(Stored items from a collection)
----

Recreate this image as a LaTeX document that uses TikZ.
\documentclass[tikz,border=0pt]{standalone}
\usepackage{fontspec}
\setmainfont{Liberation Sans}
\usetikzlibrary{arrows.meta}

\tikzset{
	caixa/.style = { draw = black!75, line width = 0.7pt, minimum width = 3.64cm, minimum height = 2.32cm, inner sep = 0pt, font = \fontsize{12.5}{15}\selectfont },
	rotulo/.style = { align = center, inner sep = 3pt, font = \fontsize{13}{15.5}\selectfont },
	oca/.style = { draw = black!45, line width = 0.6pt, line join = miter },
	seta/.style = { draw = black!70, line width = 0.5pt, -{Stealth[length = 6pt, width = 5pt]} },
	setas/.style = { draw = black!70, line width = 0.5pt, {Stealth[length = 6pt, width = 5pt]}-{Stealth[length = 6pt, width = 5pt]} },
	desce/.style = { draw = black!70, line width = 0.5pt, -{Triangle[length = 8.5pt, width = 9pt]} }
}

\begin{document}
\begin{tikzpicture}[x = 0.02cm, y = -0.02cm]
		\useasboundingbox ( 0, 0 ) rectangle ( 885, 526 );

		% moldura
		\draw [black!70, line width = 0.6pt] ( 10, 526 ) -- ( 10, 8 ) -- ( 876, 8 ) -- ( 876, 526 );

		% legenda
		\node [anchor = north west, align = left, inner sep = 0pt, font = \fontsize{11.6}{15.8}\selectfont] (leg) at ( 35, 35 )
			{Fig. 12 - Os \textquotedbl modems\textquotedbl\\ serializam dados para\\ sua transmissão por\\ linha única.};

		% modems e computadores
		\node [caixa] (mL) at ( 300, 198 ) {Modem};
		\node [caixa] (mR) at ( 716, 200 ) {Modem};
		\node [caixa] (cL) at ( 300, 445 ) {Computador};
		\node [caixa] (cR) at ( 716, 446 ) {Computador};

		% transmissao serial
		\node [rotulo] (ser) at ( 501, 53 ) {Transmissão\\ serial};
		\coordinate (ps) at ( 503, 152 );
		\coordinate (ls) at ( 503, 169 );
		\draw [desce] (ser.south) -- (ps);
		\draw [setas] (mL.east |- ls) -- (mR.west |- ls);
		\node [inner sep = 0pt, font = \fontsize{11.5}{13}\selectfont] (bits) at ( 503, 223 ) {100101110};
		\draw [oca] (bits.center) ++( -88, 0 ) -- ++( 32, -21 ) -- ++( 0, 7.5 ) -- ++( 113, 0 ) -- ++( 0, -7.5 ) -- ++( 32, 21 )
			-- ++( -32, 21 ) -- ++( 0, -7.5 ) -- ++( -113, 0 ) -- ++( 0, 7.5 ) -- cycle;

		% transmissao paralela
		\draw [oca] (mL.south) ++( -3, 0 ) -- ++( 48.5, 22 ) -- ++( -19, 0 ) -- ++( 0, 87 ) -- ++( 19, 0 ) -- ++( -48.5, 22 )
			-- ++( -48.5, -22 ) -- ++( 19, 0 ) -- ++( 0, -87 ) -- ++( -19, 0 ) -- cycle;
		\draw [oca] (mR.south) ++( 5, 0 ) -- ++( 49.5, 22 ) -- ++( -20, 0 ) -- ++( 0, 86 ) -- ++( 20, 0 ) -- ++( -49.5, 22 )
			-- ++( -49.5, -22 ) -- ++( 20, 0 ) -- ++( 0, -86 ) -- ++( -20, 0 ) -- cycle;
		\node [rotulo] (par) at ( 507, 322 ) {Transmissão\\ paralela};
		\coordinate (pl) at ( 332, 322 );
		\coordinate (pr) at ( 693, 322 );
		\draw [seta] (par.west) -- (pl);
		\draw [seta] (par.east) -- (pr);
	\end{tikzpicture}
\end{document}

----

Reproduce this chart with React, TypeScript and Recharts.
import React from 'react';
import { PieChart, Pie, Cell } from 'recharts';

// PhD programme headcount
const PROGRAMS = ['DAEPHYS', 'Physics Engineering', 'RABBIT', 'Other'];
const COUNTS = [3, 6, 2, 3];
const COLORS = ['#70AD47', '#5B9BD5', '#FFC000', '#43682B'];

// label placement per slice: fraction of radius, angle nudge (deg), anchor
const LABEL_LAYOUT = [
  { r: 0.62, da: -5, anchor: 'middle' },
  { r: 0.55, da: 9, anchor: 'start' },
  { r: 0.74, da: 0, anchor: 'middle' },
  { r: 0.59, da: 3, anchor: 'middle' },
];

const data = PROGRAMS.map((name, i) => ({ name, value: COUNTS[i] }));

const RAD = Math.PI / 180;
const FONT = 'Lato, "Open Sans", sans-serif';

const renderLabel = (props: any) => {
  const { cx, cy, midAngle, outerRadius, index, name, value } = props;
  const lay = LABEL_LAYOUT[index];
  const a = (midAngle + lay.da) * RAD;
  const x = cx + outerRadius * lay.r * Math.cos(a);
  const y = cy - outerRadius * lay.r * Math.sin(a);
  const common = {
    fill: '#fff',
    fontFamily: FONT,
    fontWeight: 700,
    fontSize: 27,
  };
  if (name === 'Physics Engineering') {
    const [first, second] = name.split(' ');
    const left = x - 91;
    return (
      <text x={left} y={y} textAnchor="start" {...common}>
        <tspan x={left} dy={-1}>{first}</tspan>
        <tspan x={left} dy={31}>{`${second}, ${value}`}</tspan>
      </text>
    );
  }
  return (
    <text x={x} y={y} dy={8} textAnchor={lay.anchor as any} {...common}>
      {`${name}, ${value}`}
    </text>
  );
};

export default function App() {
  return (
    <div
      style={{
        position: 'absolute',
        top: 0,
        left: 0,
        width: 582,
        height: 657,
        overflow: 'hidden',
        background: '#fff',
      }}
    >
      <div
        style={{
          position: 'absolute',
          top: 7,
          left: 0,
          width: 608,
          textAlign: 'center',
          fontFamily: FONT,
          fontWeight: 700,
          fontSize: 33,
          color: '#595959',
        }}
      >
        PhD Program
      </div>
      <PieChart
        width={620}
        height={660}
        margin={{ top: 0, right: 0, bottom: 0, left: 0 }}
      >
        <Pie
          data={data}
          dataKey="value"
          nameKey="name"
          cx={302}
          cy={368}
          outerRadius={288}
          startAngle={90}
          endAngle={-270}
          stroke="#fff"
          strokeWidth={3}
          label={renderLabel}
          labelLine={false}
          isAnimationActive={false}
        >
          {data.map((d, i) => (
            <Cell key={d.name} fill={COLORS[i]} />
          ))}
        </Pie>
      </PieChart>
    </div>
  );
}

----

### Your instructions
Show every line from the listing above in which the string "this" appears.

### Written response
Recreate this image as a LaTeX document that uses TikZ.
Reproduce this chart with React, TypeScript and Recharts.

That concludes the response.